Return each line of the data below exactly, omitting any pictures.
========================================================================
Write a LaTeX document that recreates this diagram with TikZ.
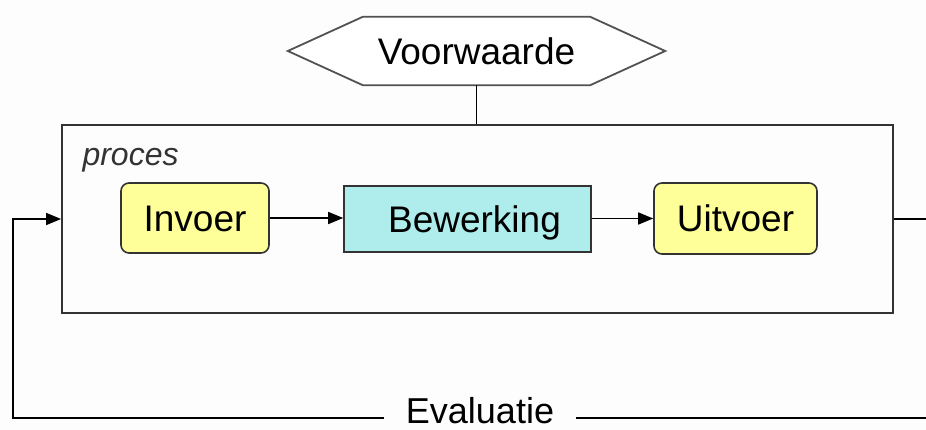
\documentclass[tikz,border=0pt]{standalone}
\usepackage{fontspec}
\setmainfont{Liberation Sans}
\usetikzlibrary{arrows.meta,calc}
\definecolor{bg}{HTML}{FDFDFD}
\definecolor{yel}{HTML}{FFFF99}
\definecolor{cyn}{HTML}{AFEDED}
\definecolor{edge}{HTML}{333333}
\tikzset{
  lbl/.style={font=\fontsize{37}{40}\selectfont, text=black, text height=27pt, text depth=0pt},
  yelbox/.style={lbl, draw=edge, line width=1.6pt, fill=yel, rounded corners=8pt, inner sep=0pt},
  cynbox/.style={lbl, draw=edge, line width=1.6pt, fill=cyn, inner sep=0pt},
  flow/.style={line width=1.6pt, draw=black, -{Triangle[length=15pt,width=12pt]}},
  plain/.style={line width=1.6pt, draw=black}
}
\begin{document}
\begin{tikzpicture}[x=1pt,y=-1pt]
\fill[bg] (0,0) rectangle (926,430);
\useasboundingbox (0,0) rectangle (926,430);
% process frame
\node[draw=edge, line width=1.8pt, minimum width=831pt, minimum height=188pt, inner sep=0pt] (proc) at (477.5,219) {};
\node[anchor=base west, font=\fontsize{32}{34}\selectfont\itshape, text=edge] (plabel) at (79,166) {proces};
% condition hexagon
\node[lbl, minimum width=377pt, minimum height=68pt, inner sep=0pt] (voor) at (476.5,51) {};
\draw[draw=edge!85, line width=1.8pt, fill=white]
  (voor.west) -- ($(voor.north west)+(75,0)$) -- ($(voor.north east)+(-75,0)$)
  -- (voor.east) -- ($(voor.south east)+(-75,0)$) -- ($(voor.south west)+(75,0)$) -- cycle;
\node[lbl, inner sep=0pt] (voortext) at (voor.center) {Voorwaarde};
\draw[plain] (voor.south) -- (voor.south |- proc.north);
% inner boxes
\node[yelbox, minimum width=148pt, minimum height=70pt] (inv) at (195,218) {Invoer};
\node[cynbox, minimum width=247pt, minimum height=66pt] (bew) at (467.5,219) {\hspace*{14pt}Bewerking};
\node[yelbox, minimum width=163pt, minimum height=71pt] (uit) at (735.5,218.5) {Uitvoer};
\draw[flow] (inv.east) -- (bew.west |- inv.east);
\draw[flow] (bew.east |- uit.west) -- (uit.west);
% feedback loop
\coordinate (rEnd) at (926,219);
\coordinate (bl) at (13,418);
\coordinate (br) at (926,418);
\draw[plain] (proc.east) -- (rEnd);
\node[font=\fontsize{36}{40}\selectfont, inner xsep=22pt, inner ysep=0pt, text height=25pt, text depth=0pt] (eval) at (480,411) {Evaluatie};
\draw[plain] (br) -- (eval.east |- br);
\draw[flow] (eval.west |- bl) -- (bl) |- (proc.west);
\end{tikzpicture}
\end{document}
========================================================================
EXERCISE SOLUTION →
Write a LaTeX document that recreates this diagram with TikZ.
\documentclass[tikz,border=0pt]{standalone}
\usepackage{fontspec}
\setmainfont{Liberation Sans}
\usetikzlibrary{arrows.meta,calc}
\definecolor{bg}{HTML}{FDFDFD}
\definecolor{yel}{HTML}{FFFF99}
\definecolor{cyn}{HTML}{AFEDED}
\definecolor{edge}{HTML}{333333}
\tikzset{
  lbl/.style={font=\fontsize{37}{40}\selectfont, text=black, text height=27pt, text depth=0pt},
  yelbox/.style={lbl, draw=edge, line width=1.6pt, fill=yel, rounded corners=8pt, inner sep=0pt},
  cynbox/.style={lbl, draw=edge, line width=1.6pt, fill=cyn, inner sep=0pt},
  flow/.style={line width=1.6pt, draw=black, -{Triangle[length=15pt,width=12pt]}},
  plain/.style={line width=1.6pt, draw=black}
}
\begin{document}
\begin{tikzpicture}[x=1pt,y=-1pt]
\fill[bg] (0,0) rectangle (926,430);
\useasboundingbox (0,0) rectangle (926,430);
% process frame
\node[draw=edge, line width=1.8pt, minimum width=831pt, minimum height=188pt, inner sep=0pt] (proc) at (477.5,219) {};
\node[anchor=base west, font=\fontsize{32}{34}\selectfont\itshape, text=edge] (plabel) at (79,166) {proces};
% condition hexagon
\node[lbl, minimum width=377pt, minimum height=68pt, inner sep=0pt] (voor) at (476.5,51) {};
\draw[draw=edge!85, line width=1.8pt, fill=white]
  (voor.west) -- ($(voor.north west)+(75,0)$) -- ($(voor.north east)+(-75,0)$)
  -- (voor.east) -- ($(voor.south east)+(-75,0)$) -- ($(voor.south west)+(75,0)$) -- cycle;
\node[lbl, inner sep=0pt] (voortext) at (voor.center) {Voorwaarde};
\draw[plain] (voor.south) -- (voor.south |- proc.north);
% inner boxes
\node[yelbox, minimum width=148pt, minimum height=70pt] (inv) at (195,218) {Invoer};
\node[cynbox, minimum width=247pt, minimum height=66pt] (bew) at (467.5,219) {\hspace*{14pt}Bewerking};
\node[yelbox, minimum width=163pt, minimum height=71pt] (uit) at (735.5,218.5) {Uitvoer};
\draw[flow] (inv.east) -- (bew.west |- inv.east);
\draw[flow] (bew.east |- uit.west) -- (uit.west);
% feedback loop
\coordinate (rEnd) at (926,219);
\coordinate (bl) at (13,418);
\coordinate (br) at (926,418);
\draw[plain] (proc.east) -- (rEnd);
\node[font=\fontsize{36}{40}\selectfont, inner xsep=22pt, inner ysep=0pt, text height=25pt, text depth=0pt] (eval) at (480,411) {Evaluatie};
\draw[plain] (br) -- (eval.east |- br);
\draw[flow] (eval.west |- bl) -- (bl) |- (proc.west);
\end{tikzpicture}
\end{document}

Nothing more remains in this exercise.